Der Kopfstand im Yoga ist für viele Yoga-Übende etwas Mystisches, ein Endziel und ein Endgegner. In der eigenen Vorstellung ist es so etwas wie der Idealzustand der Dinge, überspitzt formuliert, der Idealzustand des Lebens. Eine Beschreibung des körperlichen und geistigen Zustands.

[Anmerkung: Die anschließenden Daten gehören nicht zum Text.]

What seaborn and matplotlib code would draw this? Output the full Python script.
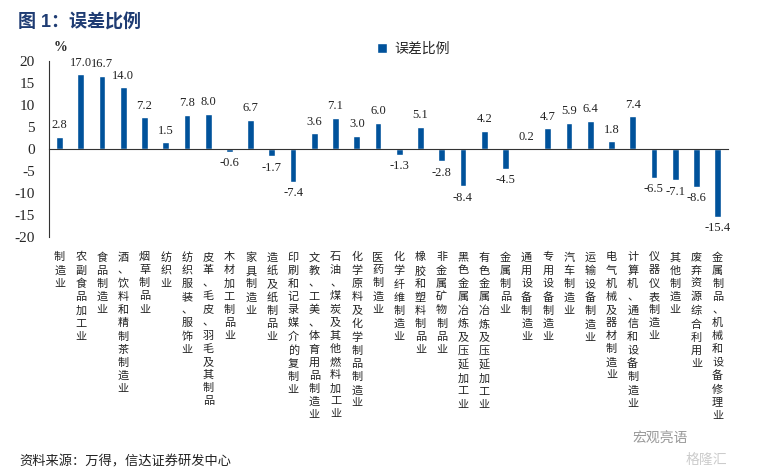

Aber, wie so oft im Leben (und auch in der Selbstständigkeit) ist der Weg dahin wenig romantisch: Das, was so leicht aussiehst, bedarf viel konsequenter Übung und einer Beharrlichkeit, die Dinge immer wieder (neu) auszuprobieren – unabhängig davon, wie das Ergebnis aussieht und wie oft ich kopfüber rolle oder schief und schräg stehe. Ich übe seit 15 Jahren regelmäßig Yoga, kenne unterschiedliche Stile und habe viel Zeit auf der Matte verbracht. Mein Kopfstand auf diesem Schnappschuß ist, wenn das kritische Auge ihn betrachtet, nicht perfekt. Doch genau darum geht es im Yoga ja NICHT. Hätte ich von Anfang an an das perfekte Ergebnis gedacht, hätte ich wahrscheinlich gar nicht angefangen, meinen Körper und Geist stark zu machen für diese Umkehrstellung. Das wäre schade gewesen, denn wenn man einmal die Welt verkehrt herum betrachtet hat, lebt es sich leichter. Ich habe mir also den Kopfstand über einen langen Zeitraum in kleine Häppchen aufgeteilt, habe bewusst den Druck raus genommen (“Du bist auch gut, wenn Du heute keinen Kopfstand schaffst, dann bist Du einfach noch nicht so weit”) und habe geübt, geübt, geübt. Habe Wände schmutzig gemacht, meinen Partner dazu gebracht, meine Füße zu halten, die Turnmatte meines Sohnes als Auffangnetz benutzt.

Und dann? Eines Tages gingen die Füße nach oben, ein paar Atemzüge gehalten und dann wieder nach unten. Kindshaltung. Ausruhen. Und ein verdammt großes Grinsen im Gesicht und die Erkenntnis: “Es ist so wie möglich, wenn ich mir Zeit nehme, klein anfange, und mich nicht unterkriegen lasen, auch dann, wenn ich denke, nix geht.”
Denke immer daran, es ist in der Selbstständigkeit genau so: Zeit, Mut, Geduld, Üben, Ausprobieren, Hartnäckigkeit und Milde treffen aufeinander!